Technicals (in order of importance)
> Price action, trend lines, support and resistance levels - Learn how trend lines work and how to apply them long, medium and short term. These will help you identify the prevailing trend. There are two main types of trendline supply and demand trendlines. NEVER bet in the opposite direction of the trend (see my signature). Contrarian trading is fickle/difficult. Dont do it. Know where intrinsic support and resistance levels are. Trade when prices are closest to main support/resistance and trendlines. You will notice that volume increases on this important areas becuase that is also when most other people are trading.
> Volume - Next most import element after price action and trendlines. Volume tells you how much SENTIMENT there is for the current trend as volume for a trend wanes all too often the trend will reverse as the previaling team (bulls or bears) runs out of allies. As the team take their profits the price action will reverse.

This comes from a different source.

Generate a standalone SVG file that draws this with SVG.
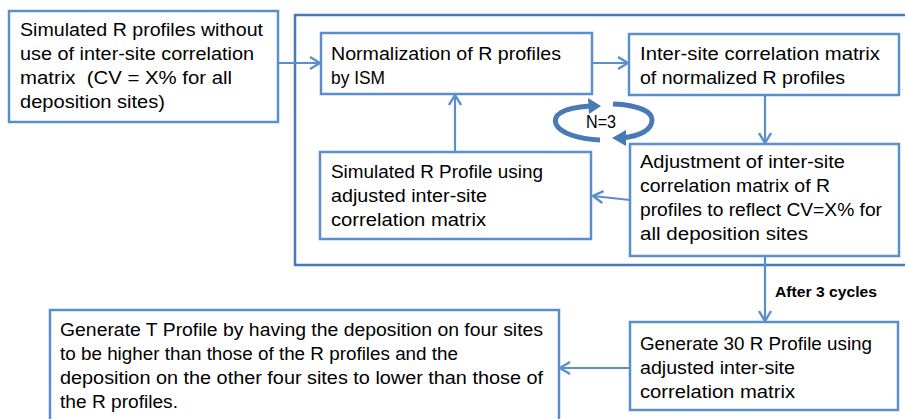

>Indicators, oscillators and chart patterns - these are third in the list and really just inform the other two to help you arrive at trading decision. Personally I would never trade on these in isolation. There are about 10 useful chart patterns, favourites are double/triple tops/bottoms and head and shoulders patterns, these are powerful reversal patterns. The rest are not so accurate and usually confirm the current price action such as triangles, wedges and pendants. Dont get to wrapped up in these. There is an oscillator and indicator for every day of the year like the RSI, stochastic, and momentum indicators, they literally run into hundreds. I have invented a few of my own. Most modern software comes with 20-30 built in. In reality these are just different views on the price action. I use 3: RSI, Momentum, and MACD. RSI gives off pretty good reversal signals when negative divergence occurs (peaks and troughs start moving in the opposite direction to the price action). Momentum is pretty good a s an early warnign reversal in sentiment and fires just before RSI...usually. you should have MACD cos everyone else has and many people including inst investors make BIG trading decisions on it so you need to know when they do.
Placing the trade (use with pragmatism)
Assuming you agree that trends exist, as above, then you need to find a good entry point. A trend is comprised of a series of either rising or falling peaks and troughs. Confirmation of the trend is given when a new high or low is breached.

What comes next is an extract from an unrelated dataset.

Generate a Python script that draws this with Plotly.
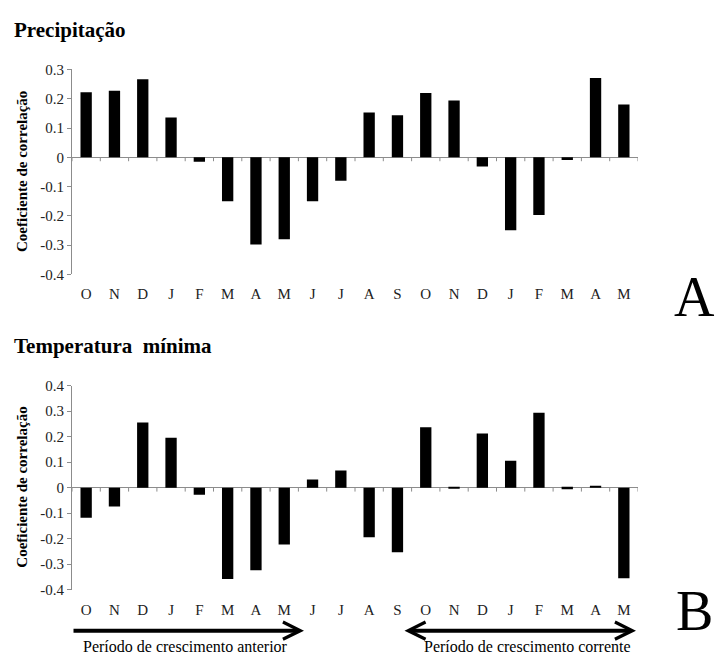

Draw your trendlines and decide what term you are investing over. If you are medium term then you probably want to base your trade on around 6 months (be pragmatic). When the price action gets close to your trendline consider moving in. Look at volume and indicators to fine tune your entry point. Set your stop just outside the trendline, this is your LOSS exit point. When this point is reached and breached your going to exist. Take a view of when you are going to exit, are you in it for one leg of a peak or trough or are you going to ride you multiple ones to the very bottom of the the trend. This is your PROFIT exit point.

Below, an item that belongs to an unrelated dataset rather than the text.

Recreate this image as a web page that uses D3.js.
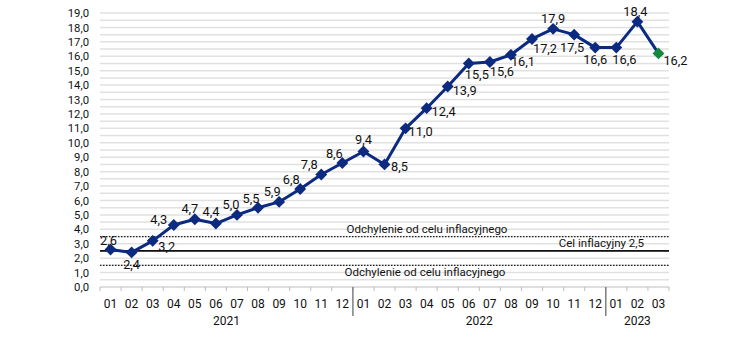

Place your trade (not using more then 10% of your capital) and whatever happens exercise you entry and exit strategy and ignore the little demon dudes. At the end of this process you will make a gain or a loss.
OK, thats it, simple i know but something like this should form the basis of a manual trading system, but practised and developed on and used affectively it will beat most programme systems hands down.
Just a note on duration of trades. This might be an unpopular view but I would would not recommend day trading to a newbie EVER. If you want to to sit and stare at a flashing screen all day make lots of trading decisions, monitoring lots of devices and instruments then fine, but day trading just teaches newbies how to over trade. The techniques above are in fact fractal (just like price action itself) and should work over most time frames. I mostly trade over periods lasting a week to a few months now. I do most fundamental analysis once a month for about 3 hours on a Sunday morning with a nice cup of coffee, and spend 30 minutes a day reviewing my positions. I take good consistent profits for little more than a part time job. I'm almost getting to the stage where I can live off it. I dont know anyone that does that day trading except a friend that works for proprietary trading house and he has every tool in the book and spreads tighter then a nats **** that you dont have. He does well which is good, cos hes going to have to pay for a new heart...
Wow, that was longer then expected it to be. Happy trading anyway newbie dudes. I hope you do well in your new career. BTW I havent proof read this so if it doesn't make sense I apologies in advance. Feel free to comment message me off the thread to clarify anything.